Excerpt from the March issue of Heels Down Magazine.
By Max Corcoran
Max Corcoran has groomed internationally at the highest levels of equestrian sport for nearly two decades. She worked for the O’Connor Event Team for 11 years and has served at multiple Olympic Games, World Championships, Pan American Games and countless CCIs across the U.S. and Europe. She now lives in Ocala, Fla., with her partner Scott Keach, who competes Grand Prix show jumpers.
We are unbelievably lucky. In our lifetime, we’ve seen horses achieve back-to-back gold medals in two disciplines with La Biosthetique-Sam with Michael Jung and Valegro with Charlotte Dujardin. Almost three, because Big Star with Nick Skelton was pretty close.
It has been a very long time since a U.S. team horse has been around for two major championships in a row. Our attrition rate at the upper levels in the U.S. is enormous. And the lower levels too – the horses start to get hurt at lower levels making it harder to manage them at the upper levels.
Is it because they are competed too much, they don’t get enough time off, or the ground and footing isn’t good enough? It’s probably all of the above.
But this is far from just a high performance problem. This is a discussion at every level and there seems to be a real lack of knowledge when it comes to horsemanship and competition planning.

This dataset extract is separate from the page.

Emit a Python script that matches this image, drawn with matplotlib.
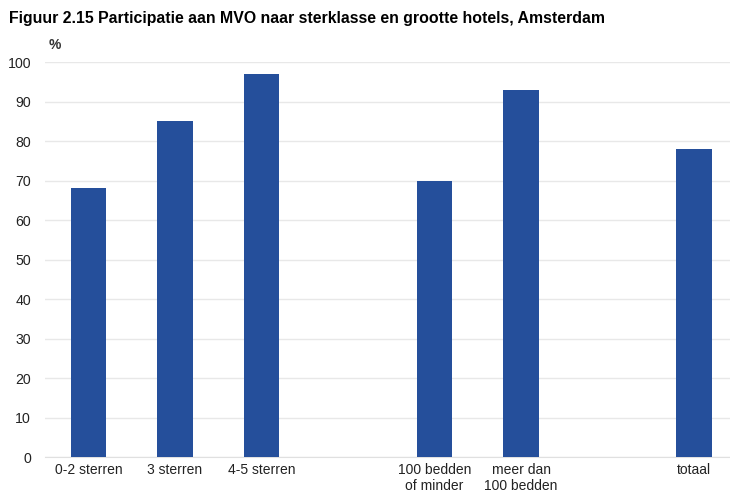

The competition calendar gets longer and longer each year with more opportunities to compete. I find that eventers are competing their horses too much. It’s now called the “short format” and since there are no roads and tracks and steeplechase, people are thinking they can compete a lot more. On the contrary, it’s actually harder on the horse. There are more jumping efforts in a row with less galloping breaks in between. Those galloping breaks are where the horses can catch their breath.